Изменить размер шрифта - +
Я попал в невероятнейший переплет, потом выбрался из него: Преподавал я во вторую половину дня. По утрам я писал. Мешать мне не разрешалось. Я работал над моей знаменитой книгой о Дрездене. А где‑то там милейший человек по имени Симор Лоуренс заключил со мной договор на три книги, и я ему сказал:

– Ладно, первой из трех будет моя знаменитая книга про Дрезден…

Друзья Симора Лоуренса зовут его «Сэм»', и теперь я говорю Сэму:

– Сэм, вот она, эта книга.

 

 

* * *

 

Книга такая короткая, такая путаная, Сэм, потому что ничего вразумительного про бойню написать нельзя. Всем положено умереть, навеки замолчать, и уже никогда ничего не хотеть. После бойни должна наступить полнейшая тишина, да и вправду все затихает, кроме птиц.

А что скажут птицы? Одно они только и могут сказать о бойне – «пьюти‑фьют».

Я сказал своим сыновьям, чтобы, они ни в коем случае не принимали участия в бойнях и чтобы, услышав об избиении врагов, они не испытывали бы ни радости, ни удовлетворения.

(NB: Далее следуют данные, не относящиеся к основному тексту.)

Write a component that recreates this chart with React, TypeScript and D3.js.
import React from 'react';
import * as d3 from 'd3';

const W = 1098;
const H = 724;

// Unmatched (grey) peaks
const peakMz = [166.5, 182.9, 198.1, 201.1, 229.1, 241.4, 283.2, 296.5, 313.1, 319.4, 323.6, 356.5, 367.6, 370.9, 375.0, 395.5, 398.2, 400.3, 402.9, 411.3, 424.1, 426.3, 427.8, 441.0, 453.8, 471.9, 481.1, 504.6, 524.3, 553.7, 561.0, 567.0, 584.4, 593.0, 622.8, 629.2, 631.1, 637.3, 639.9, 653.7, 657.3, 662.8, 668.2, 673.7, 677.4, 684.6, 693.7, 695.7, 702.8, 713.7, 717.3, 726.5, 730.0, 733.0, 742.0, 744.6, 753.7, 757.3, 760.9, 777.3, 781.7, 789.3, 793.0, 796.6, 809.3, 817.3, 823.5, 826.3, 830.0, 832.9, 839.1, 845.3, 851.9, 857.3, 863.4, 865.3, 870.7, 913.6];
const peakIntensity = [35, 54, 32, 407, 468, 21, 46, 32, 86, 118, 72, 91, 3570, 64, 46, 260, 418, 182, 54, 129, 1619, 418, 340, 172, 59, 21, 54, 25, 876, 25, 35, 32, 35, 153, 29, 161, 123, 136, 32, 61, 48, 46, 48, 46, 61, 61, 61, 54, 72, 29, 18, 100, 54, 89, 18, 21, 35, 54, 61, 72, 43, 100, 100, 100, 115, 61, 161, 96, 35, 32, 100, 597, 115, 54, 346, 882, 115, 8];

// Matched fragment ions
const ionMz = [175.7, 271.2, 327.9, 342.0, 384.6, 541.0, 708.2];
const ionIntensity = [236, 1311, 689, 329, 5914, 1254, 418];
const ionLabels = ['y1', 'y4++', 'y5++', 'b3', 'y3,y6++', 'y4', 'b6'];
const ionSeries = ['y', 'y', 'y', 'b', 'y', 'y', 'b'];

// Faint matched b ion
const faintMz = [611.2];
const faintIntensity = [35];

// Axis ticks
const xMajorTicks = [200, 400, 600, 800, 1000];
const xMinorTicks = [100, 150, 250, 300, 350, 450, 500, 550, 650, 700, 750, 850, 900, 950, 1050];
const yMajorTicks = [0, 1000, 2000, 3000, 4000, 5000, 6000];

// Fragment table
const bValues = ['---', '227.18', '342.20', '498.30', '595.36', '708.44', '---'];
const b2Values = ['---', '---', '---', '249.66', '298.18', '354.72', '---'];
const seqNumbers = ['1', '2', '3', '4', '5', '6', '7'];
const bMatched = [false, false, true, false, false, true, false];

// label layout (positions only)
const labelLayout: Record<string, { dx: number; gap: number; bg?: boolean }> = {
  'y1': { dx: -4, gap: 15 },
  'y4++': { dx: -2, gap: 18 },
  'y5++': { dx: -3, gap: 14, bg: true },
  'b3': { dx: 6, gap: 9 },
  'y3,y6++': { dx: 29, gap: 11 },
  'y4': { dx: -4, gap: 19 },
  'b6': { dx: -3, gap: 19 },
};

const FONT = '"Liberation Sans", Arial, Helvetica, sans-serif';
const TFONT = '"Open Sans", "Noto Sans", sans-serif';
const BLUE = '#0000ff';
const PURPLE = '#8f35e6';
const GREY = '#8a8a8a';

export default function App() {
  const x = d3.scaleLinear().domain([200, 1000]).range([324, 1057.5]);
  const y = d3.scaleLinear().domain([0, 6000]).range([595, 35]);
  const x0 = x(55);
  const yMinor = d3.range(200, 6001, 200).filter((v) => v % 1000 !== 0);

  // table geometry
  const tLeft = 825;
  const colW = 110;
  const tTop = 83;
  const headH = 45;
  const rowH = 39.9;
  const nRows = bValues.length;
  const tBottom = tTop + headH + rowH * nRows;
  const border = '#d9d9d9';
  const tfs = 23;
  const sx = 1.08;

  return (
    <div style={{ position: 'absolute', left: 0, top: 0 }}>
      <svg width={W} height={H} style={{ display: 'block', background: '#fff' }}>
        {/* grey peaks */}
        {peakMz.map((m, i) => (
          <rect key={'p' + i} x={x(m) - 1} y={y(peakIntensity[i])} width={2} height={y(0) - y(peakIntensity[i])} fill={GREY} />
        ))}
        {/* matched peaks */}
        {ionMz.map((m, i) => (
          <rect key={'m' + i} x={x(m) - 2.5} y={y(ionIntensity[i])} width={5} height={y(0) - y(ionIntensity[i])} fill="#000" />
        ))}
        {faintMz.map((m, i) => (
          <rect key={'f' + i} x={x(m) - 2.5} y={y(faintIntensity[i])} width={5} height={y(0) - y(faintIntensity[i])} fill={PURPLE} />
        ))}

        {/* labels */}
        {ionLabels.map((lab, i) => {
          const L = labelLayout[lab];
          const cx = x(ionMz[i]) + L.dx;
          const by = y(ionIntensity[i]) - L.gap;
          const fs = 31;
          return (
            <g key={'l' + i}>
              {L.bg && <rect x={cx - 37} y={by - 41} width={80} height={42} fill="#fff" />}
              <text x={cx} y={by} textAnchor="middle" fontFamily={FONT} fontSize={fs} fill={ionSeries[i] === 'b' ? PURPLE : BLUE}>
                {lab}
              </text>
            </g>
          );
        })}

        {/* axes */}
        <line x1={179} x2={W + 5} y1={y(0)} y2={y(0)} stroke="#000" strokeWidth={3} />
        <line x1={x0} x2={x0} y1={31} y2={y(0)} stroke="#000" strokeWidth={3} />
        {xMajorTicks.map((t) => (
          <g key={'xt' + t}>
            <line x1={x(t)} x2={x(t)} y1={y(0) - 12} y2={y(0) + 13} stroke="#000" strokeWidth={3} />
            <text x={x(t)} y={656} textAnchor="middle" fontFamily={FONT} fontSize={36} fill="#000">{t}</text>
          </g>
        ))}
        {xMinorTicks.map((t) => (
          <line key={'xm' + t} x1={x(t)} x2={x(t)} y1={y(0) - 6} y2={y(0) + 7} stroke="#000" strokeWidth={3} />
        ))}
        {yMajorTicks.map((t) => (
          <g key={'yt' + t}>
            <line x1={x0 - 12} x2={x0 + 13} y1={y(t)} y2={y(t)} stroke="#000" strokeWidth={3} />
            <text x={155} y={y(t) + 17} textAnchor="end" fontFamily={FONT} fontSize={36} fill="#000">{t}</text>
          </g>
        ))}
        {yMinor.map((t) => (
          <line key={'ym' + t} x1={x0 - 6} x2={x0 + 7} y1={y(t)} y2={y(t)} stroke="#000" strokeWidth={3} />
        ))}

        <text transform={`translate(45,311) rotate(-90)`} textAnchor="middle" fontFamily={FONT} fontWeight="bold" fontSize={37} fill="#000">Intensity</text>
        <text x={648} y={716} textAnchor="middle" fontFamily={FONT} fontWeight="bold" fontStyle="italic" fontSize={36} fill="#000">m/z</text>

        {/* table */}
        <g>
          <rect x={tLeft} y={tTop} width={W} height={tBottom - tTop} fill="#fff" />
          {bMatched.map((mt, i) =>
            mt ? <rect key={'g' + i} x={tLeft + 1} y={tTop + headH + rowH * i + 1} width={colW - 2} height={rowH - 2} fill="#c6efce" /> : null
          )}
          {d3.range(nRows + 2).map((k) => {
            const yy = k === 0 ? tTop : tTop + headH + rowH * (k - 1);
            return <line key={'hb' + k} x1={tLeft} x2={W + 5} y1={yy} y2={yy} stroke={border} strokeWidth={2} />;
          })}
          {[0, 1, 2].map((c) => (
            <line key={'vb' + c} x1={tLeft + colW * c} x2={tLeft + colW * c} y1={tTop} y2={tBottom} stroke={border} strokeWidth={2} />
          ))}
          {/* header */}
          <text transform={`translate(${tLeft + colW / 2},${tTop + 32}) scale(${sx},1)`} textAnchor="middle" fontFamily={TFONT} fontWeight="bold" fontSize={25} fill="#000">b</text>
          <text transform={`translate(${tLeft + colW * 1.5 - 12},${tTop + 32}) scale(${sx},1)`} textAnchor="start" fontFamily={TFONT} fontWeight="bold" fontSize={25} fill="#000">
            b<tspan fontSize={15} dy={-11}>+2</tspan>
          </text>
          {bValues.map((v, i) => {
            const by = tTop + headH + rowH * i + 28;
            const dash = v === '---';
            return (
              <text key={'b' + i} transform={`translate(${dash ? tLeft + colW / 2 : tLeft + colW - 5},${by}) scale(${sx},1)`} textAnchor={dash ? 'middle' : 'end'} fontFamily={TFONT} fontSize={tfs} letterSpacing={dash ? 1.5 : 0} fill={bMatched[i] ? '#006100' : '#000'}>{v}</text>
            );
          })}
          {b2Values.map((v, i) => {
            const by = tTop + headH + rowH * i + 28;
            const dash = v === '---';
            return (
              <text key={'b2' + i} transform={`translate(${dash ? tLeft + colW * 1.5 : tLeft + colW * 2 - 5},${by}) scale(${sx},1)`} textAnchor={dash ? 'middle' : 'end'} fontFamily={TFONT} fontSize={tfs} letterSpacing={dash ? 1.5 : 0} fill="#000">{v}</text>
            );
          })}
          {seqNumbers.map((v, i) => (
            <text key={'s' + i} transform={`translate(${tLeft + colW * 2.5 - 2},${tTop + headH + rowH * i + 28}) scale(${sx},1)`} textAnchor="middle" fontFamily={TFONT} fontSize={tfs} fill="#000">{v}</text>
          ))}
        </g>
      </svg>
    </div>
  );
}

И еще я им сказал, чтобы они не работали на те компании, которые производят механизмы для массовых убийств, и с презрением относились бы к людям, считающим, что такие механизмы нам необходимы.

 

 

* * *

 

Как я уже сказал, я недавно ездил в Дрезден со своим другом О'Хэйром.

Мы ужасно много смеялись и в Гамбурге, и в Берлине, и в Вене, и в Зальцбурге, и в Хельсинки, и в Ленинграде тоже. Мне это очень пошло на пользу, потому что я увидал настоящую обстановку для тех выдуманных истории, которые я когда‑нибудь напишу: Одна будет называться «Русское барокко», другая «Целоваться воспрещается» и еще одна «Долларовый бар», а еще одна «Если захочет случай» – и так далее.

Да, и так далее.

 

 

* * *

 

Самолет «Люфтганзы» должен был вылететь из Филадельфии, через Бостон, во Франкфурт. О'Хэйр должен был сесть в Филадельфии, а я в Бостоне, и – в путь! Но Бостон был залит дождем, и самолет прямо из Филадельфии улетел во Франкфурт. И я стал не‑пассажиром в бостонском тумане, и «Люфтганза» посадила меня в автобус с другими не‑пассажирами и отправила нас в отель на ночевку.

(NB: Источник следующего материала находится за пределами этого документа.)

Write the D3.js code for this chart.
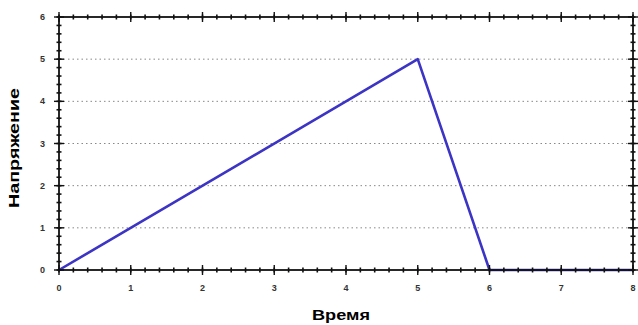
<html>
<head>
    <script type="text/javascript" src="https://d3js.org/d3.v7.min.js"></script>
    <meta charset="UTF-8">
    <style>
        body { margin:0; background:#fff; }
        text { font-family: "Liberation Sans", Arial, sans-serif; }
    </style>
</head>
<body>
    <svg width="638" height="325"></svg>
    <script>
        // данные: время и напряжение
        var time = [0, 5, 6, 8];
        var voltage = [0, 5, 0, 0];
        var xTicks = [0, 1, 2, 3, 4, 5, 6, 7, 8];
        var yTicks = [0, 1, 2, 3, 4, 5, 6];

        var svg = d3.select("svg");
        var marge = {top:17, bottom:55, left:59, right:5};
        var width = 638 - marge.left - marge.right;
        var height = 325 - marge.top - marge.bottom;

        var g = svg.append("g")
            .attr("transform","translate("+marge.left+","+marge.top+")");

        var xScale = d3.scaleLinear().domain([0,8]).range([0,width]);
        var yScale = d3.scaleLinear().domain([0,6]).range([height,0]);

        // сетка по y
        g.append("g").selectAll("line")
            .data(yTicks.slice(1,-1))
            .enter().append("line")
            .attr("x1",0).attr("x2",width)
            .attr("y1",function(d){ return yScale(d); })
            .attr("y2",function(d){ return yScale(d); })
            .attr("stroke","#888")
            .attr("stroke-width",1)
            .attr("stroke-dasharray","1.5,3");

        // линия
        var line = d3.line()
            .x(function(d,i){ return xScale(time[i]); })
            .y(function(d){ return yScale(d); });
        g.append("path")
            .datum(voltage)
            .attr("d",line)
            .attr("fill","none")
            .attr("stroke","#3b34c4")
            .attr("stroke-width",2.6)
            .attr("stroke-linejoin","round");

        // мелкие деления
        var xMinor = d3.range(0, 8.001, 0.2);
        var yMinor = d3.range(0, 6.001, 0.2);

        function ticks(sel, vals, isX, pos, len, w){
            sel.selectAll(null).data(vals).enter().append("line")
                .attr("x1",function(d){ return isX ? xScale(d) : pos - len; })
                .attr("x2",function(d){ return isX ? xScale(d) : pos + len; })
                .attr("y1",function(d){ return isX ? pos - len : yScale(d); })
                .attr("y2",function(d){ return isX ? pos + len : yScale(d); })
                .attr("stroke","#111")
                .attr("stroke-width",w);
        }
        var tk = g.append("g");
        ticks(tk, xMinor, true, height, 2.5, 1.6);
        ticks(tk, xMinor, true, 0, 2.5, 1.6);
        ticks(tk, yMinor, false, 0, 2.5, 1.6);
        ticks(tk, yMinor, false, width, 2.5, 1.6);
        ticks(tk, xTicks, true, height, 5, 1.4);
        ticks(tk, xTicks, true, 0, 5, 1.4);
        ticks(tk, yTicks, false, 0, 5, 1.4);
        ticks(tk, yTicks, false, width, 5, 1.4);

        // рамка
        g.append("rect")
            .attr("x",0).attr("y",0)
            .attr("width",width).attr("height",height)
            .attr("fill","none")
            .attr("stroke","#111")
            .attr("stroke-width",1.8);

        // подписи делений
        g.append("g").selectAll("text").data(xTicks).enter().append("text")
            .attr("x",function(d){ return xScale(d); })
            .attr("y",height+21)
            .attr("text-anchor","middle")
            .attr("font-size",9).attr("font-weight","bold").attr("fill","#333")
            .text(function(d){ return d; });
        g.append("g").selectAll("text").data(yTicks).enter().append("text")
            .attr("x",-14)
            .attr("y",function(d){ return yScale(d)+3; })
            .attr("text-anchor","end")
            .attr("font-size",9).attr("font-weight","bold").attr("fill","#333")
            .text(function(d){ return d; });

        // заголовки осей
        svg.append("text")
            .attr("x",341).attr("y",320)
            .attr("text-anchor","middle")
            .attr("font-size",14).attr("font-weight","bold")
            .attr("textLength",58).attr("lengthAdjust","spacingAndGlyphs")
            .text("Время");
        svg.append("text")
            .attr("transform","translate(19,148) rotate(-90)")
            .attr("text-anchor","middle")
            .attr("font-size",14).attr("font-weight","bold")
            .attr("textLength",120).attr("lengthAdjust","spacingAndGlyphs")
            .text("Напряжение");
    </script>
</body>
</html>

Время остановилось. Кто‑то шалил с часами, и не только с электрическими часами, но и с будильниками. Минутная стрелка на моих часах прыгала – и проходил год, и потом она прыгала снова.

Я ничего не мог поделать. Как землянин, я должен был верить часам – и календарям тоже.

 

 

* * *

 

У меня были с собой две книжки, я их собирался читать в самолете. Одна была сборник стихов Теодора Рётке «Слова на ветер», и вот что я там нашел:

 

Проснусь – к медлю отойти от сна.

Ищу судьбу везде, где страха нет.

Учусь идти, куда мои путь ведет.

 

Вторая моя книжка была написана Эрнкой Островской и называлась «Селин и его видение мира». Седин был храбрым солдатом французской армии в первой мировой войне, пока ему не раскроили череп. После этого он страдал бессонницей, шумом в голове. Он стал врачом и в дневное время лечил бедняков, а всю ночь писал странные романы. Искусство невозможно без пляски со смертью, писал он.

 

 

Истина – в смерти, – писал он. – Я старательно боролся со смертью, пока мог… я с ней плясал, осыпал ее цветами, кружил в вальсе… украшал лентами… щекотал ее…

 

Его преследовала мысль о времени. Мисс Островская напомнила мне потрясающую сцену из романа «Смерть в кредит», где Селин пытается остановить суету уличной толпы.